LONDRES: "Je n'ai pas vu la reine mais j'y étais!" Alice Williams, 24 ans, n'aurait raté pour rien au monde les festivités du jubilé, au grand dam de son petit ami, venu l'accompagner à Londres même s'il ne soutient franchement pas la monarchie.
"C'est important pour moi d'être là ce week-end, pour montrer mon soutien à la reine et à sa famille. Ils ont traversé des moments difficiles ces derniers temps, c'est ma façon de leur dire que je tiens à eux", explique cette étudiante en littérature à l'université de Brighton.
Avec un bob aux motifs Union Jack, des nattes bleu-blanc-rouge et des tatouages éphémères de la reine Elizabeth sur chaque joue, Alice ne détonne pas sur le Mall, avenue où s'étaient massés jeudi des milliers de Britanniques venus apercevoir la monarque saluer ses sujets depuis le balcon de Buckingham.
A ses côtés, son petit ami, James Turner, lève les yeux au ciel et a du mal à comprendre la ferveur qui entoure ce jubilé de platine, qui célèbre jusqu'à dimanche les 70 années de règne de la souveraine.
"Ca me dépasse", affirme ce jeune maraîcher de 23 ans, qui vit dans le sud-est de l'Angleterre et a fait le déplacement à Londres "uniquement parce que c'est l'anniversaire d'Alice".
"Je ne pouvais pas lui refuser ça", se justifie-t-il, un peu las. "Je ne suis pas un fan de la famille royale, encore moins de ce genre de célébrations, mais il fait beau et on va retrouver des amis plus tard, donc je ne vais pas me plaindre".
Sur son torse, il arbore fièrement un T-shirt avec la pochette de l'iconique album "The Queen is Dead", l'ode anti-monarchie du groupe britannique The Smiths.

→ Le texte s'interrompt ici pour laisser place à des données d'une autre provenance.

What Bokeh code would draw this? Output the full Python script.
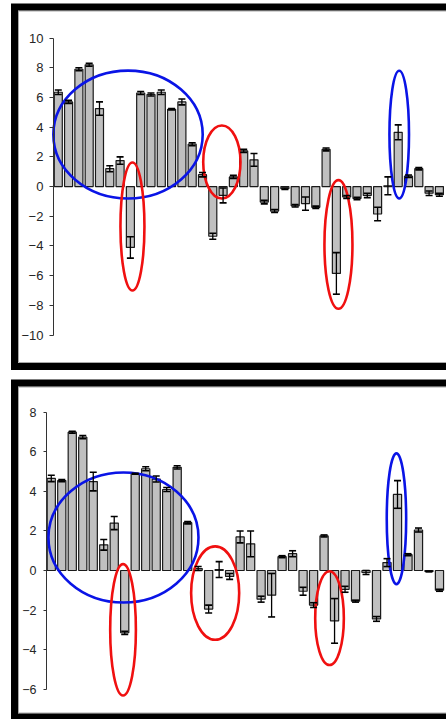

"C'est vraiment juste pour l'embêter", rigole-t-il. Mais la petite provocation ne semble pas atteindre l'enthousiasme d'Alice, qui, deux drapeaux britanniques dans chaque main, n'écoute déjà plus les sarcasmes de son compagnon.
Car la foule s'est mise à hurler. La jeune femme se doute bien que la reine a dû apparaître au balcon du palais, mais elle a beau se hisser sur la pointe des pieds, son mètre 65 ne lui permet pas de voir quoi que ce soit.
En vain, James tente de la porter sur ses épaules, mais le chaos rend la tâche impossible. "C'est complètement fou, les gens deviennent dingues", s'exclame-t-il.
«Ca me dépasse»
"Au-delà de la fête, je pense sincèrement que la reine maintient l'unité du pays. Elle le fait depuis 70 ans maintenant et on sait tous que ce sera différent quand Charles prendra le relais", estime Alice.
"Quand Elizabeth est devenue reine, elle était la reine d'un empire. Charles sera le roi d'un Royaume-Uni qui n'est même plus dans l'Union européenne", regrette-t-elle. "Mais c'est pour ça que pour moi, la monarchie est encore quelque chose d'important aujourd'hui. Ca nous définit en tant que pays, quels que soient les changements que nous vivons".
"Ca définit peut-être qui nous sommes mais on pourrait réfléchir à autre chose", rétorque James, qui trouve "archaïques" les traditions et les privilèges qui accompagnent la famille royale.
Malgré tout, il ne croit pas en un changement de régime à court ou moyen terme au Royaume-Uni. "Je pense que la monarchie survivra après la mort de la reine. Personne ou presque ne questionne vraiment le fait d'avoir un monarque comme chef d'Etat. J'ai l'impression que pour beaucoup d'entre nous, c'est quelque chose auquel on s'est habitués, qu'on a accepté comme normal, qui nous laisse indifférents".
Si la reine Elizabeth II reste extrêmement populaire, le soutien des jeunes à la monarchie s'érode. Selon un sondage YouGov publié mercredi, seuls 33% des jeunes Britanniques (18-24 ans) pensent que la monarchie devrait continuer d'exister à l'avenir, contre 77% chez les plus de 65 ans. A l'inverse, 31% des jeunes estiment que le pays devrait avoir un chef d'Etat élu.